Egypt’s Oil Ministry has published a report stating that country’s average production of natural gas declined to 3.8bcf/d in 2016, down from 4.4bcf/d in 2015, reported Daily News Egypt. The report further disclosed that gas fields’ average productivity in 2016 significantly decreased due to delays in plans to link gas fields to production sites managed by international companies.

According to the report, the Khalda Petroleum Company – a Joint Venture (JV) company between the Egyptian General Petroleum Corporation (EGPC) and Apache Corporation – produced an average 850mcf/d of gas, compared to 851mcf/d in 2015.

The Italian energy company Eni, operating in Egypt through its subsidiary Petrobel, produced an average of 800mcf/d of gas, down from 978mcf/d last year.

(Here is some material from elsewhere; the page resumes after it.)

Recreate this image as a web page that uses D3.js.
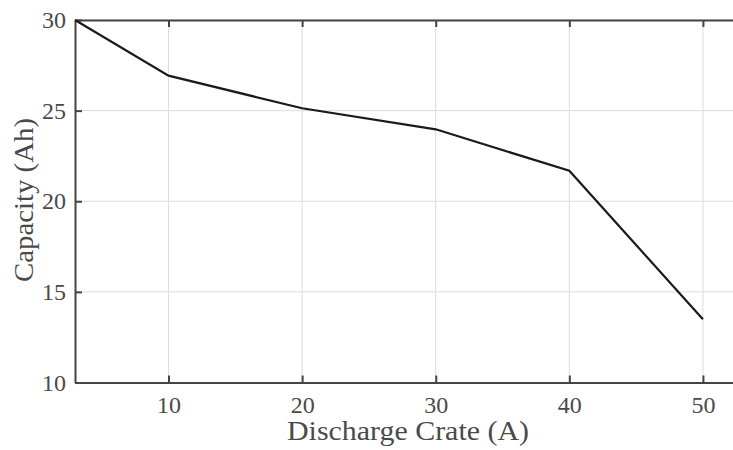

Royal Dutch Shell subsidiaries’ production in the Borollos and Rashid fields declined to be about 650mcf/d from the previous figure of about 841mcf/d in the previous year.

The Pharaonic Petroleum Company (PhPC) in conjunction with the British Petroleum (BP) produced an average of 325mcf/d of gas, a decline from 482mcf/d in 2015.

The report pointed out that Egyptian wells are declining in productivity at a rate of 110mcf of gas per month, and suggested that energy companies begin planning to dig developing wells to offset the drop.

Egypt’s domestic demand for natural gas is estimated at 5.3bcf/d. It is divided into nearly 3bcf/d for electricity,1.2bcf/d for cars and homes, and 1.1bcf/d for the industrial sector.